List each line of the data that holds the word "this".
[start Listed entries]
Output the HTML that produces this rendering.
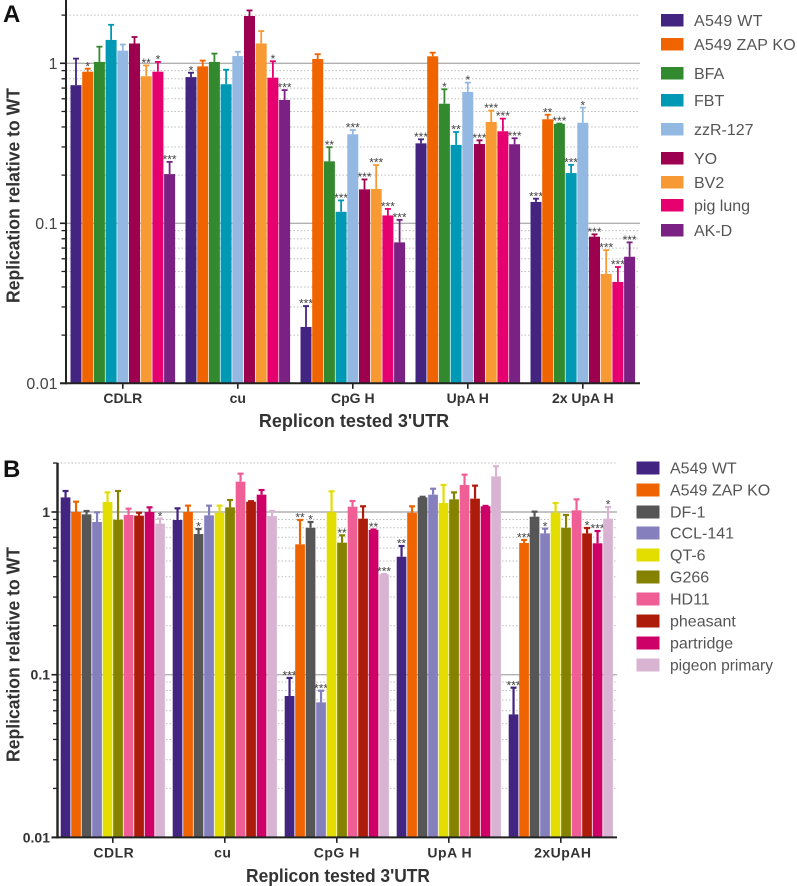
[end Listed entries]
[start Listed entries]
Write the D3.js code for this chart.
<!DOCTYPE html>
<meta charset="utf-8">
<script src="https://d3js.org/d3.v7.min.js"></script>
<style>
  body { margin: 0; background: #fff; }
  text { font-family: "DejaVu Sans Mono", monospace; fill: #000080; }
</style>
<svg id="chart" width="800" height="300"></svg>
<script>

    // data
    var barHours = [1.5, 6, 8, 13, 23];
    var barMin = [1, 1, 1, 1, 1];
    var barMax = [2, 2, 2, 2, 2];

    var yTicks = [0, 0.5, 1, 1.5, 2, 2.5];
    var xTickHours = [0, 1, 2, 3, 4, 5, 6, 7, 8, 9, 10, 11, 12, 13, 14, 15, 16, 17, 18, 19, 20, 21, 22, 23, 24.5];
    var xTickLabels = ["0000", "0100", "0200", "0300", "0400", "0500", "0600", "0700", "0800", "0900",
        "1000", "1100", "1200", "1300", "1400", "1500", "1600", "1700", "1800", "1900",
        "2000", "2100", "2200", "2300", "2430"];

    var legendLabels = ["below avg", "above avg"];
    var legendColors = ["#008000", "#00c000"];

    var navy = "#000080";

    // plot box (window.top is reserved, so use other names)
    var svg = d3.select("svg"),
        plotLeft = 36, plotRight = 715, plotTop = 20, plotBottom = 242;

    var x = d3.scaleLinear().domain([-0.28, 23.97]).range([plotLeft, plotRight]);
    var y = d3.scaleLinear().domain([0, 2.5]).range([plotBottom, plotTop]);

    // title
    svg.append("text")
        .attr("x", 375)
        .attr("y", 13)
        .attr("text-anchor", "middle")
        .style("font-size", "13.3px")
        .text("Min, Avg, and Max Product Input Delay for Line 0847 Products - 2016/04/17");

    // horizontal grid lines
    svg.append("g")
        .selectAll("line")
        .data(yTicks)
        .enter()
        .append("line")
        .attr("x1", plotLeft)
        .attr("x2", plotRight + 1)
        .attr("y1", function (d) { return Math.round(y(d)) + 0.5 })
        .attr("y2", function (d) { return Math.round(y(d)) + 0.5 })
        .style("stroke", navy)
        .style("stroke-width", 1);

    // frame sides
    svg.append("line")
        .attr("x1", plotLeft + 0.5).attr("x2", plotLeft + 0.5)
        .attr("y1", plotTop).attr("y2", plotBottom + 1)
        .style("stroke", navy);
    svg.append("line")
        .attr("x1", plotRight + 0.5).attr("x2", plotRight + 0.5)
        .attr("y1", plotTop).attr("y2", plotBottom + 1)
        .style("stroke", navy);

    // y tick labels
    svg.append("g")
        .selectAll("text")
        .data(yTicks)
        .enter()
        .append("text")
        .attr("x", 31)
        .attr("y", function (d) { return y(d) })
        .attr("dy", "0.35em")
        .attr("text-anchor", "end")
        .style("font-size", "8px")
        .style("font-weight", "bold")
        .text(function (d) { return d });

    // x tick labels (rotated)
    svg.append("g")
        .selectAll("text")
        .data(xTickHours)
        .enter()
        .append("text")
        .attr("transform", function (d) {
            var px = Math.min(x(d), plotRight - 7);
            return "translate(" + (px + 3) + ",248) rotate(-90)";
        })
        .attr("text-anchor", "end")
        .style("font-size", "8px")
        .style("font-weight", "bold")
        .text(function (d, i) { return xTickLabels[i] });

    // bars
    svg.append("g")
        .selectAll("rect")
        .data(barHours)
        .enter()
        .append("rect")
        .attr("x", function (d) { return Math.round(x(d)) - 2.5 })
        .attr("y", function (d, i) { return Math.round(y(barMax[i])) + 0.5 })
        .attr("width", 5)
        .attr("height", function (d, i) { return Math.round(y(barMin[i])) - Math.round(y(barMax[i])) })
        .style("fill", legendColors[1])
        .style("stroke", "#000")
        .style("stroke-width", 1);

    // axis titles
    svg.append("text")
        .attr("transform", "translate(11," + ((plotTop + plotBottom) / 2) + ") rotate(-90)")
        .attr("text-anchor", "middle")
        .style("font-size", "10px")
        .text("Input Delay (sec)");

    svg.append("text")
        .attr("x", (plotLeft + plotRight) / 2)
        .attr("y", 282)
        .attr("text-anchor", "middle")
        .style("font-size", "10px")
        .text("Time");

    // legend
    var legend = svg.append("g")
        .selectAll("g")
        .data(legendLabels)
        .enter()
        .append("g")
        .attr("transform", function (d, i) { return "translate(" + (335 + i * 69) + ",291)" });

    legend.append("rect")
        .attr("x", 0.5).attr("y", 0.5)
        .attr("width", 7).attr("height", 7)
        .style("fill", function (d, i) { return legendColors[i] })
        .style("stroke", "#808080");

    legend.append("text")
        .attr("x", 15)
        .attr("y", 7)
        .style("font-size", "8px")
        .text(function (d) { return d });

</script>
[end Listed entries]
## Result of the exercise
Output the HTML that produces this rendering.
Write the D3.js code for this chart.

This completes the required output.